Stated exercise: Quote all of the data that follows exactly as written, skipping the images.

Given material:

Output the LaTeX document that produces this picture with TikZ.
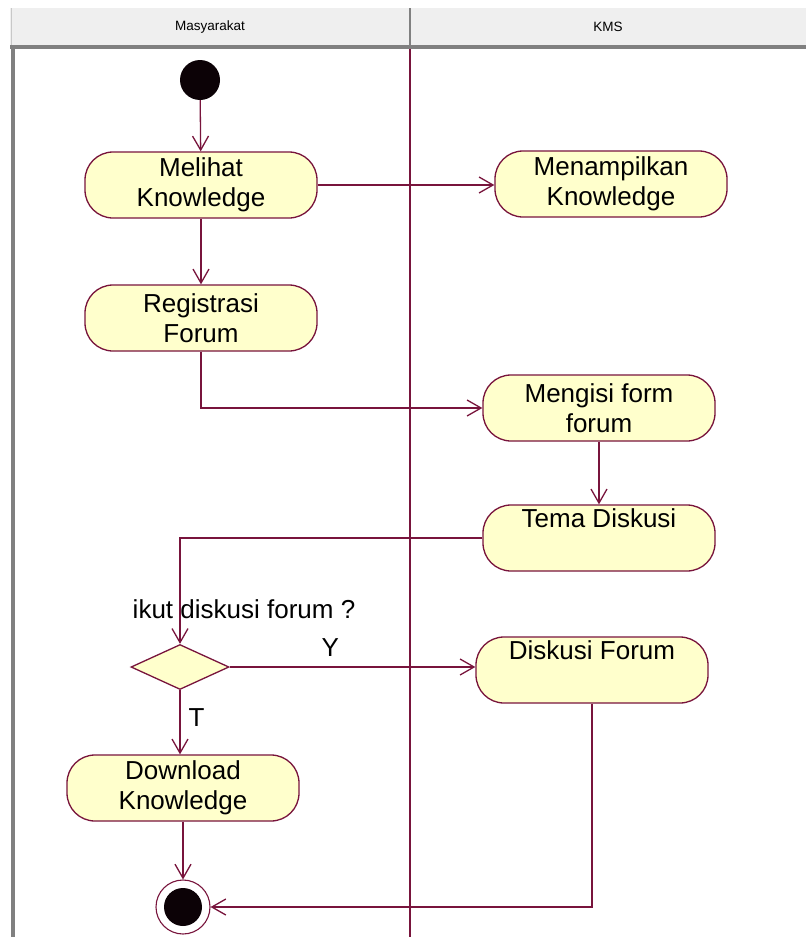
\documentclass[tikz,border=0pt]{standalone}
\usepackage{fontspec}
\setmainfont{Liberation Sans}
\usetikzlibrary{arrows.meta,shapes.geometric}
\definecolor{wire}{RGB}{120,20,60}
\definecolor{actfill}{RGB}{255,255,204}
\definecolor{headfill}{RGB}{239,239,239}
\definecolor{headrule}{RGB}{128,128,128}
\definecolor{headedge}{RGB}{200,200,200}
\begin{document}
\begin{tikzpicture}[x=1pt,y=-1pt,
  activity/.style={draw=wire, line width=1.3pt, fill=actfill, rounded corners=28pt,
    minimum width=232pt, minimum height=66pt, inner sep=0pt, align=center,
    font=\fontsize{26}{30}\selectfont},
  flow/.style={draw=wire, line width=1.3pt, -{Straight Barb[length=14pt,width=16pt]}},
  lanehead/.style={font=\fontsize{13.5}{16}\selectfont, inner sep=0pt},
  guard/.style={font=\fontsize{26}{30}\selectfont, inner sep=0pt},
  decision/.style={draw=wire, line width=1.3pt, fill=actfill, diamond, aspect=2.2,
    minimum width=98pt, minimum height=45pt, inner sep=0pt},
  startdot/.style={circle, fill=black!90!wire, minimum size=40pt, inner sep=0pt},
  enddot/.style={circle, draw=wire, line width=1.1pt, fill=white, minimum size=54pt, inner sep=0pt}
]
% canvas
\fill[white] (0,0) rectangle (806,937);
\useasboundingbox (0,0) rectangle (806,937);

% swimlane header and borders
\fill[headfill] (10,8) rectangle (806,45);
\draw[headedge, line width=1pt] (11,8) -- (11,45);
\draw[headrule, line width=4pt] (10,47) -- (806,47);
\draw[headrule, line width=4pt] (13,45) -- (13,937);
\draw[headrule, line width=1.5pt] (410,8) -- (410,45);
\draw[wire, line width=1.5pt] (410,49) -- (410,937);
\node[lanehead] (laneA) at (210,27) {Masyarakat};
\node[lanehead] (laneB) at (608,27) {KMS};

% activity nodes
\node[startdot] (start) at (200,80) {};
\node[activity] (melihat) at (201,185) {Melihat\\Knowledge};
\node[activity] (menampilkan) at (611,184) {Menampilkan\\Knowledge};
\node[activity] (registrasi) at (201,318) {Registrasi\\Forum};
\node[activity] (mengisi) at (599,408) {Mengisi form\\forum};
\node[activity] (tema) at (599,538) {Tema Diskusi\\\strut};
\node[decision] (choice) at (180,667) {};
\node[guard] (question) at (244,609) {ikut diskusi forum ?};
\node[activity] (diskusi) at (592,670) {Diskusi Forum\\\strut};
\node[activity] (download) at (183,788) {Download\\Knowledge};
\node[enddot] (final) at (183,907) {};
\fill[black!90!wire] (final) circle (19pt);

% flows
\draw[flow] (start) -- (melihat);
\draw[flow] (melihat.east) -- (melihat.east -| menampilkan.west);
\draw[flow] (melihat.south) -- (registrasi.north);
\draw[flow] (registrasi.south) |- (mengisi.west);
\draw[flow] (mengisi) -- (tema);
\draw[flow] (tema.west) -| (choice.north);
\draw[flow] (choice.east) -- node[guard, above=10pt, pos=0.41] (yes) {Y} (choice.east -| diskusi.west);
\draw[flow] (choice.south) -- node[guard, right=8pt, pos=0.42] (no) {T} (choice.south |- download.north);
\draw[flow] (download) -- (final);
\draw[flow] (diskusi.south) |- (final.east);
\end{tikzpicture}
\end{document}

Expected answer:
Output the LaTeX document that produces this picture with TikZ.
\documentclass[tikz,border=0pt]{standalone}
\usepackage{fontspec}
\setmainfont{Liberation Sans}
\usetikzlibrary{arrows.meta,shapes.geometric}
\definecolor{wire}{RGB}{120,20,60}
\definecolor{actfill}{RGB}{255,255,204}
\definecolor{headfill}{RGB}{239,239,239}
\definecolor{headrule}{RGB}{128,128,128}
\definecolor{headedge}{RGB}{200,200,200}
\begin{document}
\begin{tikzpicture}[x=1pt,y=-1pt,
  activity/.style={draw=wire, line width=1.3pt, fill=actfill, rounded corners=28pt,
    minimum width=232pt, minimum height=66pt, inner sep=0pt, align=center,
    font=\fontsize{26}{30}\selectfont},
  flow/.style={draw=wire, line width=1.3pt, -{Straight Barb[length=14pt,width=16pt]}},
  lanehead/.style={font=\fontsize{13.5}{16}\selectfont, inner sep=0pt},
  guard/.style={font=\fontsize{26}{30}\selectfont, inner sep=0pt},
  decision/.style={draw=wire, line width=1.3pt, fill=actfill, diamond, aspect=2.2,
    minimum width=98pt, minimum height=45pt, inner sep=0pt},
  startdot/.style={circle, fill=black!90!wire, minimum size=40pt, inner sep=0pt},
  enddot/.style={circle, draw=wire, line width=1.1pt, fill=white, minimum size=54pt, inner sep=0pt}
]
% canvas
\fill[white] (0,0) rectangle (806,937);
\useasboundingbox (0,0) rectangle (806,937);

% swimlane header and borders
\fill[headfill] (10,8) rectangle (806,45);
\draw[headedge, line width=1pt] (11,8) -- (11,45);
\draw[headrule, line width=4pt] (10,47) -- (806,47);
\draw[headrule, line width=4pt] (13,45) -- (13,937);
\draw[headrule, line width=1.5pt] (410,8) -- (410,45);
\draw[wire, line width=1.5pt] (410,49) -- (410,937);
\node[lanehead] (laneA) at (210,27) {Masyarakat};
\node[lanehead] (laneB) at (608,27) {KMS};

% activity nodes
\node[startdot] (start) at (200,80) {};
\node[activity] (melihat) at (201,185) {Melihat\\Knowledge};
\node[activity] (menampilkan) at (611,184) {Menampilkan\\Knowledge};
\node[activity] (registrasi) at (201,318) {Registrasi\\Forum};
\node[activity] (mengisi) at (599,408) {Mengisi form\\forum};
\node[activity] (tema) at (599,538) {Tema Diskusi\\\strut};
\node[decision] (choice) at (180,667) {};
\node[guard] (question) at (244,609) {ikut diskusi forum ?};
\node[activity] (diskusi) at (592,670) {Diskusi Forum\\\strut};
\node[activity] (download) at (183,788) {Download\\Knowledge};
\node[enddot] (final) at (183,907) {};
\fill[black!90!wire] (final) circle (19pt);

% flows
\draw[flow] (start) -- (melihat);
\draw[flow] (melihat.east) -- (melihat.east -| menampilkan.west);
\draw[flow] (melihat.south) -- (registrasi.north);
\draw[flow] (registrasi.south) |- (mengisi.west);
\draw[flow] (mengisi) -- (tema);
\draw[flow] (tema.west) -| (choice.north);
\draw[flow] (choice.east) -- node[guard, above=10pt, pos=0.41] (yes) {Y} (choice.east -| diskusi.west);
\draw[flow] (choice.south) -- node[guard, right=8pt, pos=0.42] (no) {T} (choice.south |- download.north);
\draw[flow] (download) -- (final);
\draw[flow] (diskusi.south) |- (final.east);
\end{tikzpicture}
\end{document}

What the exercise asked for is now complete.